初めてお会いしたのは私が初めて出馬する前年、1973年のことです。オヤジさんから「君、いくつだ?」と聞かれて答えると、「俺の死んだ息子と同い年だなぁ」と言われましてね。その初対面の時に「どうだ、政治をやってみないか?」と聞かれたのです。どうしようか考えている私に、「選挙はタイミングだ。タイミングを外したら勝てないんだ」と言われたのをよく覚えています。その3年後の選挙の時にはもうロッキード事件が起こっていたから、私が政治の道に進むには、本当に74年のあのタイミングしかなかった。

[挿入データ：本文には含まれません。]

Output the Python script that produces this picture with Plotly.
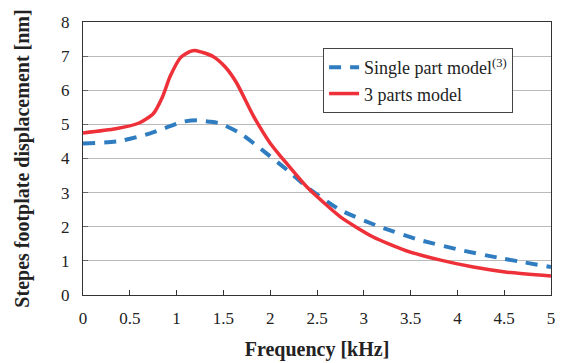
import plotly.graph_objects as go

freq_single = [0, 0.39, 0.71, 1.07, 1.22, 1.35, 1.46, 1.68, 1.96, 2.21, 2.39, 2.75, 3.17, 3.6, 4.03, 4.46, 5.0]
disp_single = [4.44, 4.51, 4.73, 5.08, 5.12, 5.08, 5.03, 4.74, 4.15, 3.6, 3.17, 2.49, 2.0, 1.61, 1.32, 1.08, 0.82]

freq_three = [0, 0.35, 0.6, 0.75, 0.85, 0.93, 1.04, 1.14, 1.21, 1.39, 1.52, 1.64, 1.82, 2.0, 2.18, 2.39, 2.75, 3.1, 3.46, 3.81, 4.17, 4.53, 5.0]
disp_three = [4.75, 4.87, 5.04, 5.31, 5.81, 6.4, 6.95, 7.13, 7.16, 6.99, 6.68, 6.22, 5.25, 4.45, 3.84, 3.17, 2.29, 1.70, 1.29, 1.03, 0.82, 0.67, 0.56]

x_ticks = [0, 0.5, 1, 1.5, 2, 2.5, 3, 3.5, 4, 4.5, 5]
x_tick_labels = ["0", "0.5", "1", "1.5", "2", "2.5", "3", "3.5", "4", "4.5", "5"]
y_ticks = [0, 1, 2, 3, 4, 5, 6, 7, 8]

FONT = "Liberation Serif"

fig = go.Figure()
fig.add_trace(go.Scatter(
    x=freq_single, y=disp_single, mode="lines",
    name="Single part model<sup>(3)</sup>",
    line=dict(color="#2F7DC0", width=4, dash="12px,9px", shape="spline", smoothing=0.6),
))
fig.add_trace(go.Scatter(
    x=freq_three, y=disp_three, mode="lines",
    name="3 parts model",
    line=dict(color="#EE3039", width=3.5, shape="spline", smoothing=0.6),
))

# page body has an 8px margin, so the figure is offset by 8px on screen
fig.update_layout(
    width=555, height=355,
    margin=dict(l=75, r=12, t=14, b=68, autoexpand=False),
    paper_bgcolor="white", plot_bgcolor="white",
    font=dict(family=FONT, size=16, color="#222"),
    legend=dict(
        x=0.513, y=0.905, xanchor="left", yanchor="top",
        bgcolor="white", bordercolor="#444", borderwidth=1,
        font=dict(family=FONT, size=18, color="#222"),
        tracegroupgap=0, itemwidth=30,
    ),
    xaxis=dict(
        range=[0, 5], tickvals=x_ticks, ticktext=x_tick_labels,
        showgrid=False, zeroline=False, automargin=False,
        showline=True, linecolor="#333", linewidth=1, mirror=True,
        ticks="inside", ticklen=5, tickcolor="#333",
        ticklabelstandoff=8,
        tickfont=dict(family=FONT, size=17),
        title=dict(text="<b>Frequency [kHz]</b>", font=dict(family=FONT, size=20), standoff=14),
    ),
    yaxis=dict(
        range=[0, 8], tickvals=y_ticks,
        showgrid=True, gridcolor="#BBBBBB", gridwidth=1, zeroline=False, automargin=False,
        showline=True, linecolor="#333", linewidth=1, mirror=True,
        ticks="inside", ticklen=5, tickcolor="#666",
        ticklabelstandoff=9,
        tickfont=dict(family=FONT, size=17),
        title=dict(text="<b>Stepes footplate displacement [nm]</b>", font=dict(family=FONT, size=20), standoff=26),
    ),
)

fig.write_html("out.html")
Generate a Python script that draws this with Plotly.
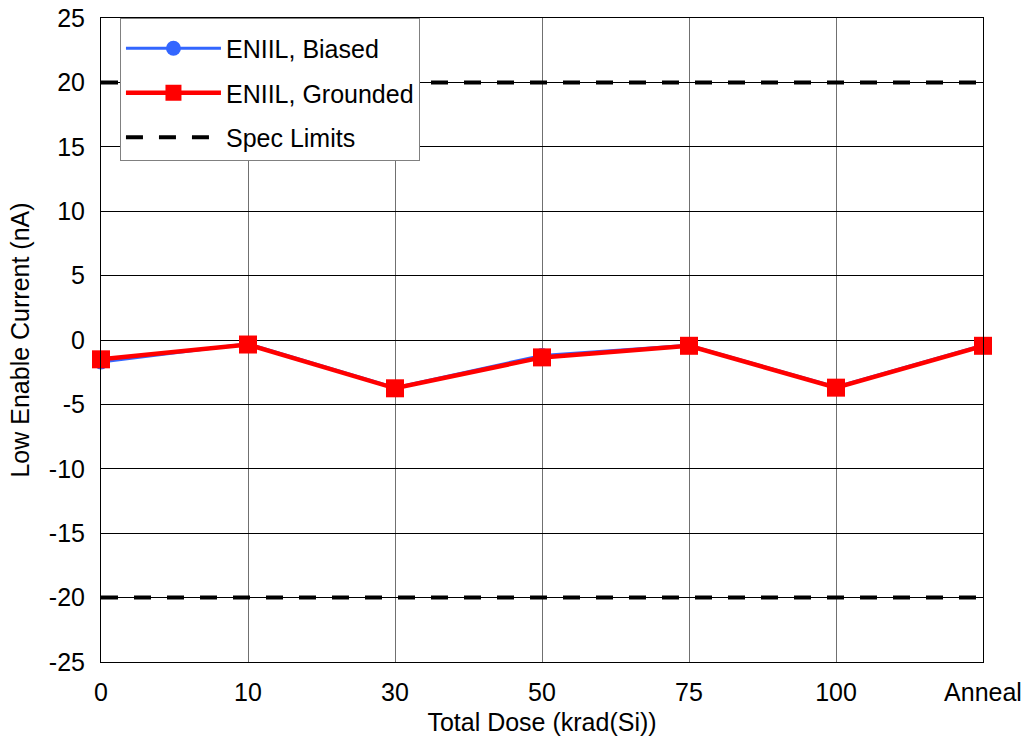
import plotly.graph_objects as go

categories = ["0", "10", "30", "50", "75", "100", "Anneal"]
biased = [-1.7, -0.3, -3.7, -1.2, -0.4, -3.65, -0.4]
grounded = [-1.5, -0.35, -3.75, -1.35, -0.45, -3.7, -0.45]
spec_upper = 20
spec_lower = -20
y_ticks = [-25, -20, -15, -10, -5, 0, 5, 10, 15, 20, 25]
y_tick_labels = ["-25", "-20", "-15", "-10", "-5", "0", "5", "10", "15", "20", "25"]

xpos = list(range(len(categories)))

fig = go.Figure()
fig.add_trace(go.Scatter(
    x=xpos, y=biased, mode="lines+markers", name="ENIIL, Biased",
    line=dict(color="#3366FF", width=3),
    marker=dict(symbol="circle", size=15, color="#3366FF"),
    legendgroup="a", cliponaxis=False,
))
fig.add_trace(go.Scatter(
    x=xpos, y=grounded, mode="lines+markers", name="ENIIL, Grounded",
    line=dict(color="#FF0000", width=4.5),
    marker=dict(symbol="square", size=18, color="#FF0000"),
    legendgroup="b", cliponaxis=False,
))
spec_x = [xpos[0], xpos[-1], None, xpos[0], xpos[-1]]
spec_y = [spec_upper, spec_upper, None, spec_lower, spec_lower]
fig.add_trace(go.Scatter(
    x=spec_x, y=spec_y, mode="lines", name="Spec Limits",
    line=dict(color="black", width=4, dash="17px,16px"),
    legendgroup="c",
))

fig.update_layout(
    width=1026, height=744,
    margin=dict(l=101, r=43, t=18, b=82, autoexpand=False),
    paper_bgcolor="white", plot_bgcolor="white",
    font=dict(family="Liberation Sans, Arial, sans-serif", size=25, color="black"),
    showlegend=True,
    legend=dict(
        x=0.0215, y=1.0, xanchor="left", yanchor="top",
        bgcolor="white", bordercolor="#808080", borderwidth=1,
        font=dict(size=25), traceorder="grouped", tracegroupgap=9,
        itemwidth=95,
        title=dict(text=" ", font=dict(size=5)),
    ),
    xaxis=dict(
        range=[0, 6], tickmode="array", tickvals=xpos, ticktext=categories,
        showgrid=True, gridcolor="#707070", gridwidth=1,
        showline=True, linecolor="black", linewidth=1, mirror=True,
        zeroline=False, ticks="", ticklen=0, automargin=False,
        ticklabelstandoff=8,
        title=dict(text="Total Dose (krad(Si))", font=dict(size=25), standoff=8),
        tickfont=dict(size=25),
    ),
    yaxis=dict(
        range=[-25, 25], tickmode="array", tickvals=y_ticks, ticktext=y_tick_labels,
        showgrid=True, gridcolor="black", gridwidth=1,
        showline=True, linecolor="black", linewidth=1, mirror=True,
        zeroline=False, ticks="", ticklen=0, automargin=False,
        ticklabelstandoff=10,
        title=dict(text="Low Enable Current (nA)", font=dict(size=25), standoff=12),
        tickfont=dict(size=25),
    ),
)

fig.write_html("out.html", config={"displayModeBar": False},
               post_script="document.body.style.margin='0';")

選挙の際、オヤジさんの刎頸(ふんけい)の友と言われた小佐野(賢治)さんとの間でこんなことがありました。ある時、小佐野さんが自分が推薦する候補者の案を持ってオヤジさんのところへ行ったら、「要らない。俺は山東昭子を応援するんだ」と一蹴されたというのです。小佐野さんからは「なんであんた選挙出るんだよ」と文句を言われましたね。「選挙なんてその辺の電信柱にまで頭下げなきゃいけないのに、本当にできるのか?」と言うので、私が「やる気になっていますので」と返したらそれでもブツブツ言っていました。
田中角栄
一番感激したのは、「お前のためにこういうことをしてやっている」とは決して仰らず、陰ですごく応援して下さっていたことです。総理在任中にもかかわらず、手書きで200枚ものハガキを出してくれていて、私が色々な地方の有力者の方に挨拶に伺うと、「総理からハガキが来たんだよ」と言われるのです。
直接会った人はみんなオヤジさんのことを好きになってしまいますよね。オヤジさんはSPの人たちとも将棋を指したりお酒を飲んだり、人と人の付き合いをしていました。だから金脈問題で官邸を去る時、SPはみんなで泣いたそうです。人との接し方は非常に緻密です。相手が欲しているものが何なのかが、全てインプットされているのです。